Identify each line in the records below that contains the word "this", and copy it.

━━━━━ GIVEN DATA

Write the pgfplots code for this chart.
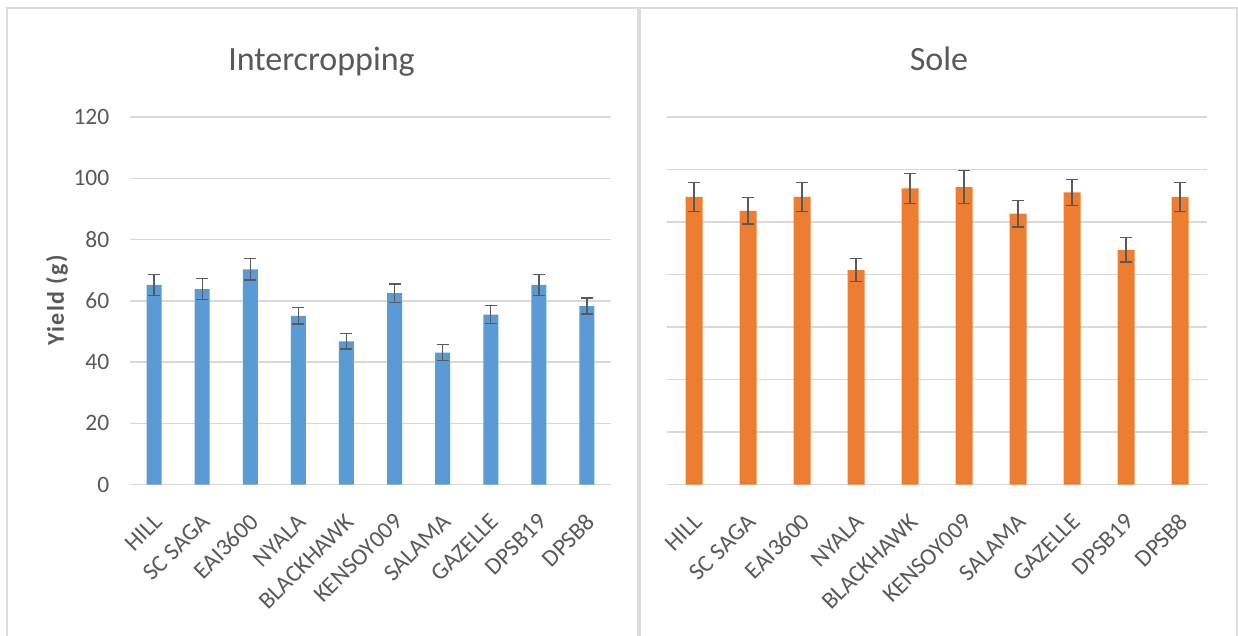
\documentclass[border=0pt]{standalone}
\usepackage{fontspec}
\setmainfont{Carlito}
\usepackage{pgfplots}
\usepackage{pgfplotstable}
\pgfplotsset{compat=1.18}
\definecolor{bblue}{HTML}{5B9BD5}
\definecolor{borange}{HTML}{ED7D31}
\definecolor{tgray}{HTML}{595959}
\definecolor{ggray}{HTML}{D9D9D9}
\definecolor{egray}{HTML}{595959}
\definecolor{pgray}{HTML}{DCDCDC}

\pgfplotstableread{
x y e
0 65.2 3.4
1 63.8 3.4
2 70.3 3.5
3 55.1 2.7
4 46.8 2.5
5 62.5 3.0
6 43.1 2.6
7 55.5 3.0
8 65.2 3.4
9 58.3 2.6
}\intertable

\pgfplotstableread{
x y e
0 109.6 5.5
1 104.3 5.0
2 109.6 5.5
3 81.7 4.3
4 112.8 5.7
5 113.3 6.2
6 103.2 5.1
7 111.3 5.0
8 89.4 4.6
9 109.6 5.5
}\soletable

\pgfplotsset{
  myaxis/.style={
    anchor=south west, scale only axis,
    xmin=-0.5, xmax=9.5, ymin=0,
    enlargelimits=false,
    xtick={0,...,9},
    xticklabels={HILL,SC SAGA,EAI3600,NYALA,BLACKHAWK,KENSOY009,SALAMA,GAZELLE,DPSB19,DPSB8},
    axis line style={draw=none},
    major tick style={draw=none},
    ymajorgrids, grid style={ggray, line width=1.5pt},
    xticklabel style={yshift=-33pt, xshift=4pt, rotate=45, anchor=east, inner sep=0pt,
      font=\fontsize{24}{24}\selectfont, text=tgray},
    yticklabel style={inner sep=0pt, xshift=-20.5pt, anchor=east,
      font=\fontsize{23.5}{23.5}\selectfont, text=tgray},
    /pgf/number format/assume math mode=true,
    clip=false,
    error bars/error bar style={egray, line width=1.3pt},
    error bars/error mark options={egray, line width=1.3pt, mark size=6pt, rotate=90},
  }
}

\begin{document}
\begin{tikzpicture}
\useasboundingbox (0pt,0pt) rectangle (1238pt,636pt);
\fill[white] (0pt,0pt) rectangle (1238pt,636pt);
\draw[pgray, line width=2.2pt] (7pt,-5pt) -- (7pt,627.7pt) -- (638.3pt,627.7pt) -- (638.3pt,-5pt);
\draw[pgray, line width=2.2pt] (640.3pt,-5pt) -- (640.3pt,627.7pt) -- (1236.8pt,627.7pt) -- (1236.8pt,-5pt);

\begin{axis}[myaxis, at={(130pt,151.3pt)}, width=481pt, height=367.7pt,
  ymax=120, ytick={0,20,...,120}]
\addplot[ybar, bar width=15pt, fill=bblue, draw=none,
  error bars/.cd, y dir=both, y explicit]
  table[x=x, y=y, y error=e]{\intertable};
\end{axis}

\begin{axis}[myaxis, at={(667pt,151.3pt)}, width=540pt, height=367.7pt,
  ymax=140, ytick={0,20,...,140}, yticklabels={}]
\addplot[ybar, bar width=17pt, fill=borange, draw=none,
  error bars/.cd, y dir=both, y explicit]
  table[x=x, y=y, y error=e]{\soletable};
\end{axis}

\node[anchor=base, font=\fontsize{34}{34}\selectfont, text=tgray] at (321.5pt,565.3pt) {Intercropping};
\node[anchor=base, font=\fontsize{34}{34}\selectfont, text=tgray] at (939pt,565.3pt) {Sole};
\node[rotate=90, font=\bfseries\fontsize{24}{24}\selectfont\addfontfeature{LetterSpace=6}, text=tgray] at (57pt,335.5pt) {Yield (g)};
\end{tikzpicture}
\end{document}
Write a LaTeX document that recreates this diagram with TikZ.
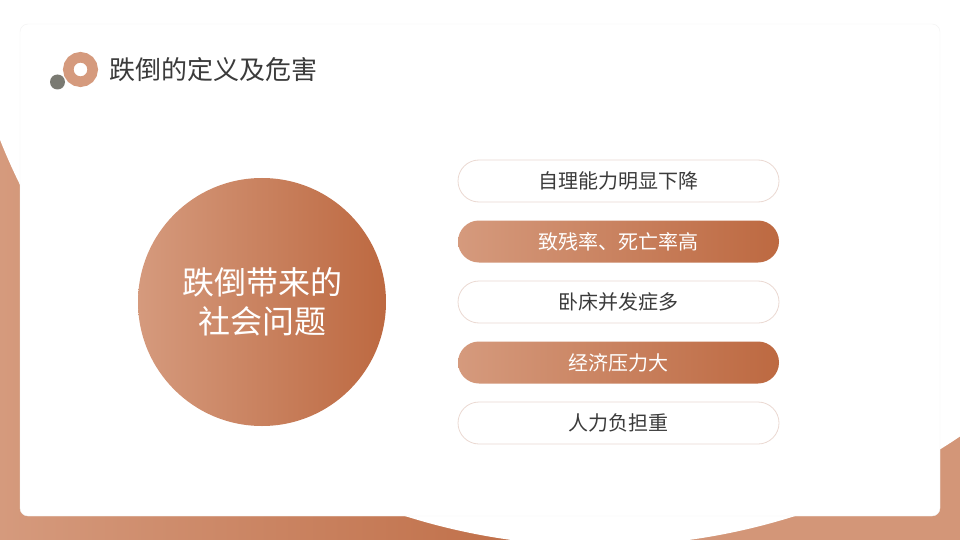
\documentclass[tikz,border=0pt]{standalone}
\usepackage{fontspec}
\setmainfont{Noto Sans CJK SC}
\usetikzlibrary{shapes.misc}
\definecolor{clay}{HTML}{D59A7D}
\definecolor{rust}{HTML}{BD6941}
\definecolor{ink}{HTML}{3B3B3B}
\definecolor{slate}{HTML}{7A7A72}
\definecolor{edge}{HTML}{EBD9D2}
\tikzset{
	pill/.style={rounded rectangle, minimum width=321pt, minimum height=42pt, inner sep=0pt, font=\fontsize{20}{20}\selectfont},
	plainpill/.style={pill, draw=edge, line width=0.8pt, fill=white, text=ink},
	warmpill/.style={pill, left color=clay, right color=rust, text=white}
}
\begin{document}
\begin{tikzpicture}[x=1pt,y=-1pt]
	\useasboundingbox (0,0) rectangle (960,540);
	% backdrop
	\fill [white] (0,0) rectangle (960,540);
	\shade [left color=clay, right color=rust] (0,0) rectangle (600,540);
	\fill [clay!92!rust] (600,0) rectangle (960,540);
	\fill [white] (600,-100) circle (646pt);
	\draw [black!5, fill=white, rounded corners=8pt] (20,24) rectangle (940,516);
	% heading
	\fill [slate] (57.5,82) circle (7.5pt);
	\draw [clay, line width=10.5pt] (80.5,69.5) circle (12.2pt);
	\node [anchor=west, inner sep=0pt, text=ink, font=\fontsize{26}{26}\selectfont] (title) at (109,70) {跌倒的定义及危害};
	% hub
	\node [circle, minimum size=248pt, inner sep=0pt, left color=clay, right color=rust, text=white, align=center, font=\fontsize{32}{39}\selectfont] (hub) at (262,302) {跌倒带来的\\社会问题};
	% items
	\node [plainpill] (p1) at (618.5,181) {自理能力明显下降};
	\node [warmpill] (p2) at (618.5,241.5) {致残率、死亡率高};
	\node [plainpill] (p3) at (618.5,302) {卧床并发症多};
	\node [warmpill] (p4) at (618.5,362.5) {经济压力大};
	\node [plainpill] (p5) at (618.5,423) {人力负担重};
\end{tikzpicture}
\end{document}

━━━━━━━━━━

_EXERCISE SOLUTION_:
Write the pgfplots code for this chart.
Write a LaTeX document that recreates this diagram with TikZ.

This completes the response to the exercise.